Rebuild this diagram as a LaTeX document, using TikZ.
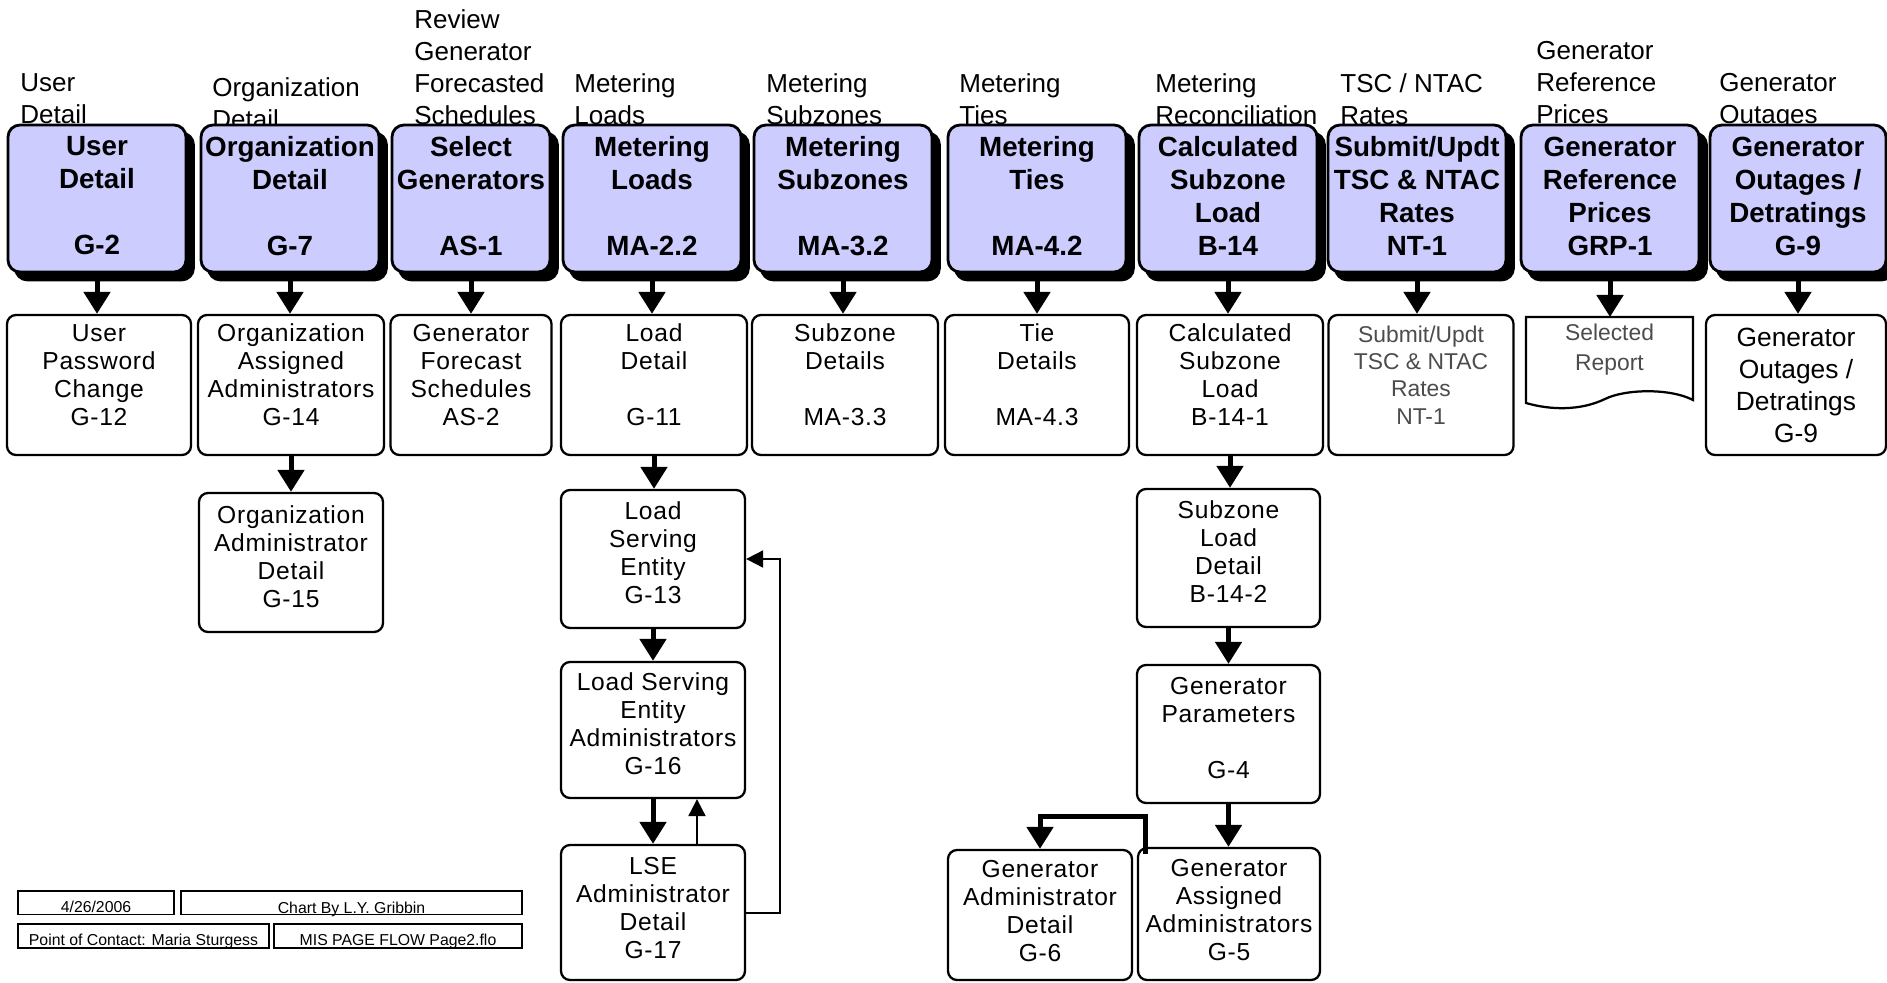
\documentclass[tikz,border=0pt]{standalone}
\usepackage{fontspec}
\setmainfont{Liberation Sans}
\newfontfamily\boxfont[LetterSpace=3]{Liberation Sans}
\usetikzlibrary{arrows.meta,shadows}
\definecolor{pagefill}{RGB}{204,204,255}
\begin{document}
\begin{tikzpicture}[x=0.2mm,y=-0.2mm,
  headlabel/.style={anchor=north west,inner sep=0pt,align=left,font=\fontsize{14.8}{18.2}\selectfont},
  pagebox/.style={draw,line width=1.6pt,rounded corners=2.4mm,fill=pagefill,
    copy shadow={shadow xshift=1.5mm,shadow yshift=-1.6mm,fill=black,draw=black},
    minimum width=35.6mm,minimum height=29.4mm,inner sep=0pt,align=center,
    font=\bfseries\fontsize{15.8}{18.8}\selectfont,
    execute at end node={\rule[-3pt]{0pt}{3pt}}},
  subbox/.style={draw,line width=1.3pt,rounded corners=1.8mm,fill=white,
    minimum width=36.8mm,minimum height=28mm,inner sep=0pt,align=center,
    font=\boxfont\fontsize{14}{16}\selectfont,
    execute at end node={\rule[-#1]{0pt}{#1}}},
  subbox/.default=11.5pt,
  footbox/.style={draw,line width=0.3mm,inner sep=0pt,minimum height=4.7mm,
    text height=11pt,text depth=0pt,font=\fontsize{9}{10}\selectfont},
  flowarrow/.style={line width=1mm,-{Triangle[width=5.2mm,length=4.4mm]}},
  backarrow/.style={line width=0.4mm,-{Triangle[width=3.4mm,length=3.4mm]}}]
\useasboundingbox (0,0) rectangle (1887,983);

\node[headlabel] (hdUser) at (20,73) {User\\Detail};
\node[headlabel] (hdOrg) at (212,77) {Organization\\Detail};
\node[headlabel] (hdReview) at (414,9) {Review\\Generator\\Forecasted\\Schedules};
\node[headlabel] (hdLoads) at (574,73) {Metering\\Loads};
\node[headlabel] (hdSubz) at (766,73) {Metering\\Subzones};
\node[headlabel] (hdTies) at (959,73) {Metering\\Ties};
\node[headlabel] (hdRecon) at (1155,73) {Metering\\Reconciliation};
\node[headlabel] (hdRates) at (1340,73) {TSC / NTAC\\Rates};
\node[headlabel] (hdPrices) at (1536,41) {Generator\\Reference\\Prices};
\node[headlabel] (hdOutages) at (1719,73) {Generator\\Outages};

\node[pagebox] (userdet) at (97,198.5) {User\\Detail\\~\\G-2};
\node[pagebox] (orgdet) at (290,198.5) {Organization\\Detail\\~\\G-7};
\node[pagebox,minimum width=31.6mm] (selgen) at (471,198.5) {Select\\Generators\\~\\AS-1};
\node[pagebox] (meterld) at (652,198.5) {Metering\\Loads\\~\\MA-2.2};
\node[pagebox] (metersz) at (843,198.5) {Metering\\Subzones\\~\\MA-3.2};
\node[pagebox] (meterties) at (1037,198.5) {Metering\\Ties\\~\\MA-4.2};
\node[pagebox] (calcsz) at (1228,198.5) {Calculated\\Subzone\\Load\\B-14};
\node[pagebox] (submit) at (1417,198.5) {Submit/Updt\\TSC \& NTAC\\Rates\\NT-1};
\node[pagebox] (genref) at (1610,198.5) {Generator\\Reference\\Prices\\GRP-1};
\node[pagebox,minimum width=35.2mm] (genout) at (1798,198.5) {Generator\\Outages /\\Detratings\\G-9};

\node[subbox] (pwd) at (99,385) {User\\Password\\Change\\G-12};
\node[subbox,minimum width=37.2mm] (orgassign) at (291,385) {Organization\\Assigned\\Administrators\\G-14};
\node[subbox,minimum width=32.2mm] (genfcst) at (471,385) {Generator\\Forecast\\Schedules\\AS-2};
\node[subbox,minimum width=37.2mm] (loaddet) at (654,385) {Load\\Detail\\~\\G-11};
\node[subbox,minimum width=37.2mm] (subzdet) at (845,385) {Subzone\\Details\\~\\MA-3.3};
\node[subbox] (tiedet) at (1037,385) {Tie\\Details\\~\\MA-4.3};
\node[subbox,minimum width=37.2mm] (calcszld) at (1230,385) {Calculated\\Subzone\\Load\\B-14-1};
\node[subbox,minimum width=37mm,text=black!70,font=\fontsize{13}{15.5}\selectfont] (submitrates) at (1421,385) {Submit/Updt\\TSC \& NTAC\\Rates\\NT-1};
\node[subbox=0pt,minimum width=36mm,font=\fontsize{15}{18.2}\selectfont] (genoutdet) at (1796,385) {Generator\\Outages /\\Detratings\\G-9};

\draw[line width=0.45mm] (1526,317) -- (1693,317) -- (1693,400) .. controls (1670,388) and (1625,389) .. (1605,399) .. controls (1580,411) and (1550,410) .. (1526,403) -- cycle;
\node[anchor=north,inner xsep=0pt,inner ysep=1.4mm,align=center,text=black!70,font=\fontsize{13}{17}\selectfont] (selrep) at (1609.5,317) {Selected\\Report};

\node[subbox=7pt,minimum height=27.8mm] (orgadmin) at (291,562.5) {Organization\\Administrator\\Detail\\G-15};
\node[subbox=7pt,minimum height=27.6mm] (lse) at (653,559) {Load\\Serving\\Entity\\G-13};
\node[subbox=7pt,minimum height=27.2mm] (lseadmins) at (653,730) {Load Serving\\Entity\\Administrators\\G-16};
\node[subbox=5pt,minimum height=27mm] (lsedet) at (653,912.5) {LSE\\Administrator\\Detail\\G-17};
\node[subbox=7pt,minimum width=36.6mm,minimum height=27.6mm] (szload) at (1228.5,558) {Subzone\\Load\\Detail\\B-14-2};
\node[subbox=7pt,minimum width=36.6mm,minimum height=27.6mm] (genparam) at (1228.5,734) {Generator\\Parameters\\~\\G-4};
\node[subbox=5pt,minimum width=36.4mm,minimum height=26.4mm] (genassign) at (1229,914) {Generator\\Assigned\\Administrators\\G-5};
\node[subbox=5pt,minimum height=26mm] (genadmin) at (1040,915) {Generator\\Administrator\\Detail\\G-6};

\draw[flowarrow] (userdet.south) -- (userdet.south |- pwd.north);
\draw[flowarrow] (orgdet.south) -- (orgdet.south |- orgassign.north);
\draw[flowarrow] (selgen.south) -- (selgen.south |- genfcst.north);
\draw[flowarrow] (meterld.south) -- (meterld.south |- loaddet.north);
\draw[flowarrow] (metersz.south) -- (metersz.south |- subzdet.north);
\draw[flowarrow] (meterties.south) -- (meterties.south |- tiedet.north);
\draw[flowarrow] (calcsz.south) -- (calcsz.south |- calcszld.north);
\draw[flowarrow] (submit.south) -- (submit.south |- submitrates.north);
\draw[flowarrow] (genref.south) -- (genref.south |- selrep.north);
\draw[flowarrow] (genout.south) -- (genout.south |- genoutdet.north);

\draw[flowarrow] (orgassign.south) -- (orgassign.south |- orgadmin.north);
\draw[flowarrow] (loaddet.south) -- (loaddet.south |- lse.north);
\draw[flowarrow] (lse.south) -- (lseadmins.north);
\draw[flowarrow] (lseadmins.south) -- (lsedet.north);
\draw[backarrow] ([shift={(44,0)}]lsedet.north) -- ([shift={(44,0)}]lseadmins.south);
\draw[backarrow] (lsedet.east) -- ++(34,0) |- (lse.east);

\draw[flowarrow] (calcszld.south) -- (calcszld.south |- szload.north);
\draw[flowarrow] (szload.south) -- (genparam.north);
\draw[flowarrow] (genparam.south) -- (genparam.south |- genassign.north);
\draw[flowarrow] ([shift={(9,7)}]genassign.north west) -- ++(0,-37) -| (genadmin.north);

\node[footbox,minimum width=31.2mm] (date) at (96,902.5) {4/26/2006};
\node[footbox,minimum width=68.2mm,text height=12.5pt] (chartby) at (351.5,902.5) {Chart By L.Y. Gribbin};
\node[footbox,minimum width=50.2mm,minimum height=4.8mm] (contact) at (143.5,936) {Point of Contact: Maria Sturgess};
\node[footbox,minimum width=49.6mm,minimum height=4.8mm] (flofile) at (398,936) {MIS PAGE FLOW Page2.flo};
\end{tikzpicture}
\end{document}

◆ Task directions
Starting with the first line of the data above and ending with the line containing "(hdOutages) at (1719,73)", please restate every line exactly, leaving images out.

◆ Exercise answer
Rebuild this diagram as a LaTeX document, using TikZ.
\documentclass[tikz,border=0pt]{standalone}
\usepackage{fontspec}
\setmainfont{Liberation Sans}
\newfontfamily\boxfont[LetterSpace=3]{Liberation Sans}
\usetikzlibrary{arrows.meta,shadows}
\definecolor{pagefill}{RGB}{204,204,255}
\begin{document}
\begin{tikzpicture}[x=0.2mm,y=-0.2mm,
  headlabel/.style={anchor=north west,inner sep=0pt,align=left,font=\fontsize{14.8}{18.2}\selectfont},
  pagebox/.style={draw,line width=1.6pt,rounded corners=2.4mm,fill=pagefill,
    copy shadow={shadow xshift=1.5mm,shadow yshift=-1.6mm,fill=black,draw=black},
    minimum width=35.6mm,minimum height=29.4mm,inner sep=0pt,align=center,
    font=\bfseries\fontsize{15.8}{18.8}\selectfont,
    execute at end node={\rule[-3pt]{0pt}{3pt}}},
  subbox/.style={draw,line width=1.3pt,rounded corners=1.8mm,fill=white,
    minimum width=36.8mm,minimum height=28mm,inner sep=0pt,align=center,
    font=\boxfont\fontsize{14}{16}\selectfont,
    execute at end node={\rule[-#1]{0pt}{#1}}},
  subbox/.default=11.5pt,
  footbox/.style={draw,line width=0.3mm,inner sep=0pt,minimum height=4.7mm,
    text height=11pt,text depth=0pt,font=\fontsize{9}{10}\selectfont},
  flowarrow/.style={line width=1mm,-{Triangle[width=5.2mm,length=4.4mm]}},
  backarrow/.style={line width=0.4mm,-{Triangle[width=3.4mm,length=3.4mm]}}]
\useasboundingbox (0,0) rectangle (1887,983);

\node[headlabel] (hdUser) at (20,73) {User\\Detail};
\node[headlabel] (hdOrg) at (212,77) {Organization\\Detail};
\node[headlabel] (hdReview) at (414,9) {Review\\Generator\\Forecasted\\Schedules};
\node[headlabel] (hdLoads) at (574,73) {Metering\\Loads};
\node[headlabel] (hdSubz) at (766,73) {Metering\\Subzones};
\node[headlabel] (hdTies) at (959,73) {Metering\\Ties};
\node[headlabel] (hdRecon) at (1155,73) {Metering\\Reconciliation};
\node[headlabel] (hdRates) at (1340,73) {TSC / NTAC\\Rates};
\node[headlabel] (hdPrices) at (1536,41) {Generator\\Reference\\Prices};
\node[headlabel] (hdOutages) at (1719,73) {Generator\\Outages};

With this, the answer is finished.